Народы обоих государств за эти 40 лет жизни врозь оказались дальше друг от друга, чем ожидалось. Воссоединение привело к ментальным трансформациям. В 1992–1993 годах горели общежития для эмигрантов, и интеллектуальные правые, которых до тех пор не было, проводили кампанию ревизионизма под лозунгом «Уверенная в себе нация». Но эта опасность националистического отклонения исчезла самое позднее 8 мая 1995 года, когда массы немецкого населения (вопреки историческому опыту тогдашних современников) признали капитуляцию 8 мая 1945 г. как «день освобождения». Я, впрочем, был тогда в Варшаве. Помню, как трудно мне было ощущать себя немцем в Польше в этот день пятидесятилетия [капитуляции Германии]. И кроме всего прочего, я должен был открывать заседание.

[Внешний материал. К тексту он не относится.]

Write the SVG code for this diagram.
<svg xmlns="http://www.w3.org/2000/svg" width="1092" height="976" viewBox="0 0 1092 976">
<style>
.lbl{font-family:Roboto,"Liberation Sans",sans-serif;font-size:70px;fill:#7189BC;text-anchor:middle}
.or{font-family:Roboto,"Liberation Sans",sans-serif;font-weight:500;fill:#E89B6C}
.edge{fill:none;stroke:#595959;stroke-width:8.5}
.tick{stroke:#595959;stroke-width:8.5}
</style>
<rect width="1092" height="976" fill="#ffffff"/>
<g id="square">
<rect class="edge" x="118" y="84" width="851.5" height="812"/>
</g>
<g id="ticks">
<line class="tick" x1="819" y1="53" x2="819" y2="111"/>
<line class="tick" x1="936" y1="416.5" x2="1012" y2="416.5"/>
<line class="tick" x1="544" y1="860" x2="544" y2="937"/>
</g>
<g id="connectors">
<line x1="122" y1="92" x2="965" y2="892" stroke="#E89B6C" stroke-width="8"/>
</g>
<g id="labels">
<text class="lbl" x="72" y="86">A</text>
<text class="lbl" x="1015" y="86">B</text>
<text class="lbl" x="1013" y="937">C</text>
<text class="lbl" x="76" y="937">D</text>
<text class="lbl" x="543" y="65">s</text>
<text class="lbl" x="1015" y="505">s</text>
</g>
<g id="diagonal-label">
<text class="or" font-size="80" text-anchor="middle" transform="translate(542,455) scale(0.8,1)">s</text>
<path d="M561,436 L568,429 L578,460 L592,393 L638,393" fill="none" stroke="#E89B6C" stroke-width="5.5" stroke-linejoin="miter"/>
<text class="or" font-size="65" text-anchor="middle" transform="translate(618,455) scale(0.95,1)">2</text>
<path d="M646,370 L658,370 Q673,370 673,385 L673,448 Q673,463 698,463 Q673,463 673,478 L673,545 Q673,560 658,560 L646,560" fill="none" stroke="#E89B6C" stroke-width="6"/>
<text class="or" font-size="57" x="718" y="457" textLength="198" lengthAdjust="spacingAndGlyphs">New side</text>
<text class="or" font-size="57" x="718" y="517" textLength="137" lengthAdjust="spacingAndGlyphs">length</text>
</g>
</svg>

Поколение 1968 года упрекали в том, что, споря с отцами, они были слишком недоверчивыми и подозрительными. Я не хочу оспаривать преобладающую тенденцию в описании историй собственных семей [немцев]. Тем не менее участие в преступлениях нацизма ложится грузом и на других немцев. Возможно, этот анонимный перенос вины — цена за изменение менталитета следующих поколений.
Я не хочу оправдывать ни искажений, ни вытеснений. Но психологический механизм отделения в каждом конкретном случае истории собственной семьи от криминальных событий необязательно приводит в целом к такому толкованию нацистской истории, которое предполагает одобрение режима или даже умаление преступлений множества его «услужливых помощников». В конкретном описании новейшей истории, в политической просветительской работе господствовавшая в 50-е годы тенденция — переложить ответственность на руководящую клику и тем самым снять обвинение с народа — преодолена. Однако никто не может предсказать, как будет развиваться в перспективе политический менталитет Германии.

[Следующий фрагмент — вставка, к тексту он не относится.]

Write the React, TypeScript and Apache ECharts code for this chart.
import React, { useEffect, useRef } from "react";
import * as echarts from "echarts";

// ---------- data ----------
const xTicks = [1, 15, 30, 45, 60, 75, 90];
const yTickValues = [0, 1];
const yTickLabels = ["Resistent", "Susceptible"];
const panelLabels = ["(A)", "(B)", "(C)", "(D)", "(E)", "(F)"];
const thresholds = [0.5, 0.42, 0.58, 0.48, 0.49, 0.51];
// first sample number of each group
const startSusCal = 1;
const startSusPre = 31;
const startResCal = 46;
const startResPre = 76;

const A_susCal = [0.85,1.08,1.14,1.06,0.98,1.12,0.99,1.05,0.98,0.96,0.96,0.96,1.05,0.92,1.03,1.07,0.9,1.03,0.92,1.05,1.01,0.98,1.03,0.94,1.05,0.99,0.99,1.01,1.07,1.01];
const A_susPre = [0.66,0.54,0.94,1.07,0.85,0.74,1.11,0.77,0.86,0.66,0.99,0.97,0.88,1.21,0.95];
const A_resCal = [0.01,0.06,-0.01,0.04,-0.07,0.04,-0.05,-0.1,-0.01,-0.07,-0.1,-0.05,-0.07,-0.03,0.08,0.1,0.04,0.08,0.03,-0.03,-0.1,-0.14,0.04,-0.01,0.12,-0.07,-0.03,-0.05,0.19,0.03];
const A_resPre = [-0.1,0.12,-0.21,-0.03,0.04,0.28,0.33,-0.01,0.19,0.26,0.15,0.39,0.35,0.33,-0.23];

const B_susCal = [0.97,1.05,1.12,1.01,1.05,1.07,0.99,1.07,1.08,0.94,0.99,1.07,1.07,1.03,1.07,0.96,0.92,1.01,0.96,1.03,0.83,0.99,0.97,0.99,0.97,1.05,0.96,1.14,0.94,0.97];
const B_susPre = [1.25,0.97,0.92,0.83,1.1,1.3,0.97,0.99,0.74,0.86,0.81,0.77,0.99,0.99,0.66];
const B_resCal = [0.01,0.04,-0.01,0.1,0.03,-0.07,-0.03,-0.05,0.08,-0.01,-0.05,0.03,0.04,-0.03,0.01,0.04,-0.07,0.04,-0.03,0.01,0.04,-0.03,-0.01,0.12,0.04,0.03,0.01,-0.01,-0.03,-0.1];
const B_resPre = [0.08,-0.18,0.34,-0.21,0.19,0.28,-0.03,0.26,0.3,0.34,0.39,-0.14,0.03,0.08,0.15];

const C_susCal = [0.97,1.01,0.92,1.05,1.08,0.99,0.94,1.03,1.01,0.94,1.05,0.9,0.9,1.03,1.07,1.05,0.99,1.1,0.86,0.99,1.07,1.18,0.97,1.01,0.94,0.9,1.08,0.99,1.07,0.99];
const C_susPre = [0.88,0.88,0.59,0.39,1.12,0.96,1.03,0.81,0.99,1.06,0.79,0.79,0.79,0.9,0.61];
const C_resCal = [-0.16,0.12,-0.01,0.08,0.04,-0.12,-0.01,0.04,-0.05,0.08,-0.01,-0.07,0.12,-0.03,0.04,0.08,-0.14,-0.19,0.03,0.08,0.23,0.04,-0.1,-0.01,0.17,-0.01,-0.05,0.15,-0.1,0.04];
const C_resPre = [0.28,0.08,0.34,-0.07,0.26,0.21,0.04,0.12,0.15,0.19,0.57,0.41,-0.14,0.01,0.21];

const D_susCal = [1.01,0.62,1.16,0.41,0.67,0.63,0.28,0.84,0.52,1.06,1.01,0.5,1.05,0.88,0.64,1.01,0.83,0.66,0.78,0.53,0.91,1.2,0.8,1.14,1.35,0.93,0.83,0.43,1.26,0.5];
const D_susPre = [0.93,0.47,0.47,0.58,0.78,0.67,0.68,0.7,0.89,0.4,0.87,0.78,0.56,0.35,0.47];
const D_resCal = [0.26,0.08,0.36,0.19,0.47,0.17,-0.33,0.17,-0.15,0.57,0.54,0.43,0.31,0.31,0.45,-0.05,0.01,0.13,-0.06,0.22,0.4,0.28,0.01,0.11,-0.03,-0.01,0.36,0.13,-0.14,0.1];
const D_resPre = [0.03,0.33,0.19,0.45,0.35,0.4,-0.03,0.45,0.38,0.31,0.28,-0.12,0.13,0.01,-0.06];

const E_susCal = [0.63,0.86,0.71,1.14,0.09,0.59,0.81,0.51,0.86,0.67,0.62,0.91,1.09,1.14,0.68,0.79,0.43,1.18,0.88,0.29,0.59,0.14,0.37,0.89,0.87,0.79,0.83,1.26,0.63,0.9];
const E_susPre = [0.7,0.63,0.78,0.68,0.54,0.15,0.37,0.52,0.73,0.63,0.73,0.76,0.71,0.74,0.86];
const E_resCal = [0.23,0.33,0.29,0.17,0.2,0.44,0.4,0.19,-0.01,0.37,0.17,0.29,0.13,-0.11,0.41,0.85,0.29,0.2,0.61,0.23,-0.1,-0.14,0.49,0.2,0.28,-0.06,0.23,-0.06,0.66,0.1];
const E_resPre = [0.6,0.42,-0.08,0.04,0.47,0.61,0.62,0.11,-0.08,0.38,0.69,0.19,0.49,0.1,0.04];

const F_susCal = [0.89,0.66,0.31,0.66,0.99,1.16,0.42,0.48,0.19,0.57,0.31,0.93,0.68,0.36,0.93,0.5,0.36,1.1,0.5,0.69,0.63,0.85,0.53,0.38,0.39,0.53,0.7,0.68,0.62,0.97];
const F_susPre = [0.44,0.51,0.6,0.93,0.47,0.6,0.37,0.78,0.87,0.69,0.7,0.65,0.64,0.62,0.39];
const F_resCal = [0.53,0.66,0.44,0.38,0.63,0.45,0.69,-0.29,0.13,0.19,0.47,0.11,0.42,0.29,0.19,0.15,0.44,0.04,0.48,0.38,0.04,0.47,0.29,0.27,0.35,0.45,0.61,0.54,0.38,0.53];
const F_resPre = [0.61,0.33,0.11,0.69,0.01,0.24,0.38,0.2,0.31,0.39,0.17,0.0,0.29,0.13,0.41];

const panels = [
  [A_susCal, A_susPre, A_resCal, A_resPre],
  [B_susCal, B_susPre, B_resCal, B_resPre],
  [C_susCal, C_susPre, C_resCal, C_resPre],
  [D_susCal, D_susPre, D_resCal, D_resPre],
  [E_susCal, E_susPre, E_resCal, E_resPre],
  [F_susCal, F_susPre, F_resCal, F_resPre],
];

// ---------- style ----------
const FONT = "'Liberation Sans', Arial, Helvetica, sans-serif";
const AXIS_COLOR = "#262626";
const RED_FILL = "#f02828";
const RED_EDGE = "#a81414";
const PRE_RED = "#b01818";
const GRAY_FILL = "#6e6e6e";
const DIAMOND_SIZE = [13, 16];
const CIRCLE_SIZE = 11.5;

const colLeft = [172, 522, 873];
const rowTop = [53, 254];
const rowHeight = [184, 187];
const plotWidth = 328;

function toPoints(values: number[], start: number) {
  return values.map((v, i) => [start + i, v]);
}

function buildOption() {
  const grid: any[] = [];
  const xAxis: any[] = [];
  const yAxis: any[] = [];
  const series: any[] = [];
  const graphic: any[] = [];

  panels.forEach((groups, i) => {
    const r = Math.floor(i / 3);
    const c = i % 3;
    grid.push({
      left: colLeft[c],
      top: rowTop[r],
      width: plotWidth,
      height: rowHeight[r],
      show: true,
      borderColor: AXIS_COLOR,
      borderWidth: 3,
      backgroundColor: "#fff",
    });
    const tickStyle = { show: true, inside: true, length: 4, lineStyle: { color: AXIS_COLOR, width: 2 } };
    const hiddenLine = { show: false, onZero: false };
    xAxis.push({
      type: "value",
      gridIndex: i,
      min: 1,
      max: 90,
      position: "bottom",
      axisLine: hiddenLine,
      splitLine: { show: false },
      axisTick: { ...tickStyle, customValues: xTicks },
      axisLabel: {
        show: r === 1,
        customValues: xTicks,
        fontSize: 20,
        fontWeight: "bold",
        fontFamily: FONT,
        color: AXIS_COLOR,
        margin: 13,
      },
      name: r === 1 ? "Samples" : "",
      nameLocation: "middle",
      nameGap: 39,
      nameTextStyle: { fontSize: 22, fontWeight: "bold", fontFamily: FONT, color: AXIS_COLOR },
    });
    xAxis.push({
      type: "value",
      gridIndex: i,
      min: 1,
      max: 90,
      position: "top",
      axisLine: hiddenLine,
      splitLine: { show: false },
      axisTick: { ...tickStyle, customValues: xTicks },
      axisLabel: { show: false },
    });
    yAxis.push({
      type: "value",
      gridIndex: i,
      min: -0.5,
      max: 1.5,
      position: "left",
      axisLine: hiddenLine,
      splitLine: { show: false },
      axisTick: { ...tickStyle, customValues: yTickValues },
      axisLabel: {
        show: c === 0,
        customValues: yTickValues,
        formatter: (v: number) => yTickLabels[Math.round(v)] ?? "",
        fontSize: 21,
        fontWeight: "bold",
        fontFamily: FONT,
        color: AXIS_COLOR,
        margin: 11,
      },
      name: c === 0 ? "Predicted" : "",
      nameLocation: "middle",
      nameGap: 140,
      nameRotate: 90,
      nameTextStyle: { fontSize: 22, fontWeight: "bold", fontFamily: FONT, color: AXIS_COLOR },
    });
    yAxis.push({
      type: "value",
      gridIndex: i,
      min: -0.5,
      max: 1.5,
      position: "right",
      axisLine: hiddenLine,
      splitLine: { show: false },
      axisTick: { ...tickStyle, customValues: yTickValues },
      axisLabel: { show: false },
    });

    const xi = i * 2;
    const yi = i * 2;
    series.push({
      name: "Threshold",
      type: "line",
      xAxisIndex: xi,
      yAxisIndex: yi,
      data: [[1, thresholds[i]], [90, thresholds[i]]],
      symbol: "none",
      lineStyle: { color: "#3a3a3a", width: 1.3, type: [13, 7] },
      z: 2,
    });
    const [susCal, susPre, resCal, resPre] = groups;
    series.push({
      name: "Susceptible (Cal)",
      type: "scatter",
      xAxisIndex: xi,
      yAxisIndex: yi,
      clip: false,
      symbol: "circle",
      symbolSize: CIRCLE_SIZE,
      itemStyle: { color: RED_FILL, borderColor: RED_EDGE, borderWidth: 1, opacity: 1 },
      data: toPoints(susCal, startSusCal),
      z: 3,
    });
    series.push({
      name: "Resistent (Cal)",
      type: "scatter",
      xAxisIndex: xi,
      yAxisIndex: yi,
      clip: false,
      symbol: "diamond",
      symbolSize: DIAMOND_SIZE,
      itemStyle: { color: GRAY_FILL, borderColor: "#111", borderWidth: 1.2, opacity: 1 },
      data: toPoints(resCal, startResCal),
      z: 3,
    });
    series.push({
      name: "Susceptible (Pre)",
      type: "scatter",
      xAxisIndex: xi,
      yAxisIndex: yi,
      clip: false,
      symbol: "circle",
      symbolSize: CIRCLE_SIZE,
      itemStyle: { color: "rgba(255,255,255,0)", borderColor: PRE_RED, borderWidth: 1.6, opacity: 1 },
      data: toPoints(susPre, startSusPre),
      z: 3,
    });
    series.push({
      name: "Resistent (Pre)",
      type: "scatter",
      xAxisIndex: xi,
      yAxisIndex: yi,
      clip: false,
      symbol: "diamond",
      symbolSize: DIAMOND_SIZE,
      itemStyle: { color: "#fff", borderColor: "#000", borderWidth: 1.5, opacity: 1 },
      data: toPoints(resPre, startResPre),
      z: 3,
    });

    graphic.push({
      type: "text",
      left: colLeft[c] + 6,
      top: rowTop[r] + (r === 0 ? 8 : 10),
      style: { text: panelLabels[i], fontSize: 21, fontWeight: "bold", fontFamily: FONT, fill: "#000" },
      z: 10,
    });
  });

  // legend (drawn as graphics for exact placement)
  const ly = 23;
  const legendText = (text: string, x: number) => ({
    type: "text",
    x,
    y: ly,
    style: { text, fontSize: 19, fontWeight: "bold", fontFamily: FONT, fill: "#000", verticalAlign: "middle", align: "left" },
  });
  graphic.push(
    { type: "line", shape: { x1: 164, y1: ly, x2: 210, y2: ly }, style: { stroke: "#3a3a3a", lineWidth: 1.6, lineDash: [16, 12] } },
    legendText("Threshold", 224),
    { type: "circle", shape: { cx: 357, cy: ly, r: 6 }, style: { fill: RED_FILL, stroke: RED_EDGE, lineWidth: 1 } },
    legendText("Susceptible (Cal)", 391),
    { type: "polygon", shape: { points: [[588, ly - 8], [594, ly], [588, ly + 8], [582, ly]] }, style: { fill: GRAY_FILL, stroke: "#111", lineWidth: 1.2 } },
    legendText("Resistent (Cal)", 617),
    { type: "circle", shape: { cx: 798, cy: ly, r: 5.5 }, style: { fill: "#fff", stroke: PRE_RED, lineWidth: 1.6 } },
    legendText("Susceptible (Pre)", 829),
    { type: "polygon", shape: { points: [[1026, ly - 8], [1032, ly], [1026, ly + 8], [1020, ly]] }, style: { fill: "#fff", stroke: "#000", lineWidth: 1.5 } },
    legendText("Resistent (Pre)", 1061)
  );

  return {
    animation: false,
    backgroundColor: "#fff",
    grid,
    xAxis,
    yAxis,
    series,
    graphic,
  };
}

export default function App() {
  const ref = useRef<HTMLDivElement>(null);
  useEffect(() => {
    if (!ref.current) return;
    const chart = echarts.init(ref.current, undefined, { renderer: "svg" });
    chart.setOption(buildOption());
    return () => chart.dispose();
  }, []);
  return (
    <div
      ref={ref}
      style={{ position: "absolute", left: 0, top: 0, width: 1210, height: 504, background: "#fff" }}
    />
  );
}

Да, план создания такого Центра в Берлине исторически недальновиден, политически глуп и бездушен; но, прежде всего, он непродуман. Кто-то разделяет иллюзию о том, что памятник уничтоженным европейским евреям в Берлине (это мужская фигура из железа) может способствовать «примирению». Однако именно этот памятник жертвам трагических событий свидетельствует о разрыве с этноцентризмом, характерным для фатальной традиции исключительного культа жертв, принесенных собственной нацией. Серьезную проблему изгнанничества следует разрабатывать в европейском измерении, нужно представлять всю ее сложность. А что касается местоположения, то в данном ракурсе скорее приходит на ум Бреслау [теперь Вроцлав], чем Берлин.